• [DESCRIPTION OF THE TASK]: Count the lines containing "this". Give the number alone.

(Dataset rows)
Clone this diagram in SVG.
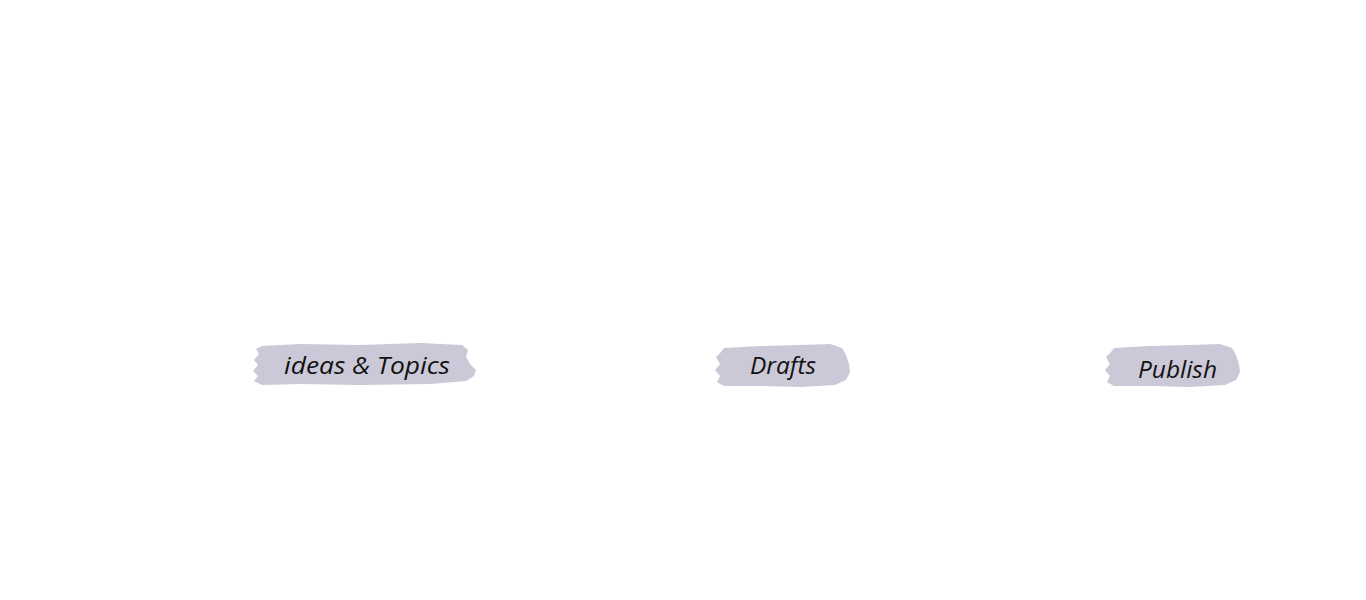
<svg xmlns="http://www.w3.org/2000/svg" width="1366" height="600" viewBox="0 0 1366 600">
<style>
.brush{fill:#cbc8d7}
.lbl{font-family:"Open Sans","Noto Sans",sans-serif;font-style:italic;font-size:24px;fill:#111}
</style>
<rect width="1366" height="600" fill="#fff"/>
<g id="node-ideas">
<path class="brush" d="M262,346 L300,344 L360,345 L420,343 L462,345 L468,350 L466,357 L470,364 L476,370 L474,376 L466,381 L430,384 L360,385 L300,384 L262,385 L254,381 L258,376 L253,371 L258,365 L254,360 L259,354 L256,349 Z"/>
<text class="lbl" x="284" y="374" textLength="166" lengthAdjust="spacingAndGlyphs">ideas &amp; Topics</text>
</g>
<g id="node-drafts">
<path class="brush" d="M724,348 L760,346 L800,345 L830,344 L842,348 L846,355 L849,364 L850,372 L846,380 L835,385 L800,387 L760,386 L724,386 L717,382 L720,376 L715,370 L720,364 L716,357 L721,352 Z"/>
<text class="lbl" x="750" y="374" textLength="66" lengthAdjust="spacingAndGlyphs">Drafts</text>
</g>
<g id="node-publish">
<path class="brush" d="M1114,348 L1150,346 L1190,345 L1220,344 L1232,348 L1236,355 L1239,364 L1240,372 L1236,380 L1225,385 L1190,387 L1150,386 L1114,386 L1107,382 L1110,376 L1105,370 L1110,364 L1106,357 L1111,352 Z"/>
<text class="lbl" x="1138" y="378" textLength="79" lengthAdjust="spacingAndGlyphs">Publish</text>
</g>
<g id="connectors"></g>
</svg>
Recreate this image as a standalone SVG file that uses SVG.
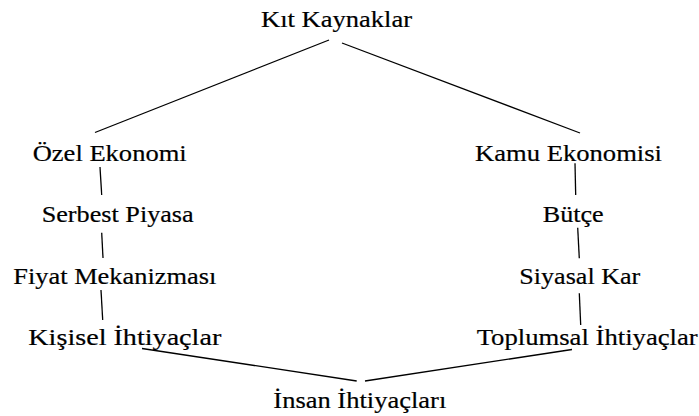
<svg xmlns="http://www.w3.org/2000/svg" width="699" height="416" viewBox="0 0 699 416">
<style>
.t text{fill:#000;stroke:#000;stroke-width:0.2}
.c line{stroke:#000;stroke-width:1.3;fill:none}
</style>
<rect width="699" height="416" fill="#fff"/>
<g class="c" id="connectors">
<line x1="329" y1="40" x2="95" y2="132.5"/>
<line x1="342" y1="43" x2="580" y2="133"/>
<line x1="100" y1="167" x2="101.7" y2="195"/>
<line x1="101.7" y1="232.7" x2="103" y2="258"/>
<line x1="101" y1="290" x2="102.7" y2="320"/>
<line x1="575" y1="163.3" x2="575.7" y2="195"/>
<line x1="577.7" y1="227.7" x2="579.3" y2="258.3"/>
<line x1="579.3" y1="293.3" x2="580.7" y2="325"/>
<line x1="142" y1="348.5" x2="356.7" y2="381"/>
<line x1="365" y1="381" x2="572" y2="349.5"/>
</g>
<g class="t" font-family="Liberation Serif, Times New Roman, serif" font-size="24">
<g id="kit"><text x="261" y="27" textLength="151" lengthAdjust="spacingAndGlyphs">Kıt Kaynaklar</text></g>
<g id="ozel"><text x="32.7" y="161" textLength="154" lengthAdjust="spacingAndGlyphs">Özel Ekonomi</text></g>
<g id="serbest"><text x="41.7" y="222" textLength="152" lengthAdjust="spacingAndGlyphs">Serbest Piyasa</text></g>
<g id="fiyat"><text x="13.3" y="284" textLength="203" lengthAdjust="spacingAndGlyphs">Fiyat Mekanizması</text></g>
<g id="kisisel"><text x="28.3" y="345" textLength="193" lengthAdjust="spacingAndGlyphs">Kişisel İhtiyaçlar</text></g>
<g id="kamu"><text x="475" y="161" textLength="187" lengthAdjust="spacingAndGlyphs">Kamu Ekonomisi</text></g>
<g id="butce"><text x="542.7" y="222" textLength="61" lengthAdjust="spacingAndGlyphs">Bütçe</text></g>
<g id="siyasal"><text x="519.3" y="284" textLength="121" lengthAdjust="spacingAndGlyphs">Siyasal Kar</text></g>
<g id="toplumsal"><text x="476.7" y="345" textLength="221" lengthAdjust="spacingAndGlyphs">Toplumsal İhtiyaçlar</text></g>
<g id="insan"><text x="273.3" y="408" textLength="173" lengthAdjust="spacingAndGlyphs">İnsan İhtiyaçları</text></g>
</g>
</svg>
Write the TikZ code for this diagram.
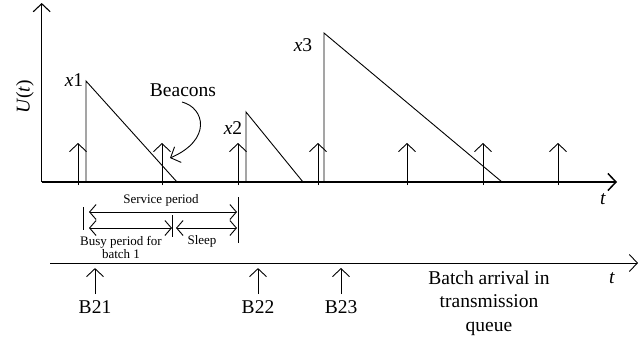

• [WRITTEN ANSWER]: 3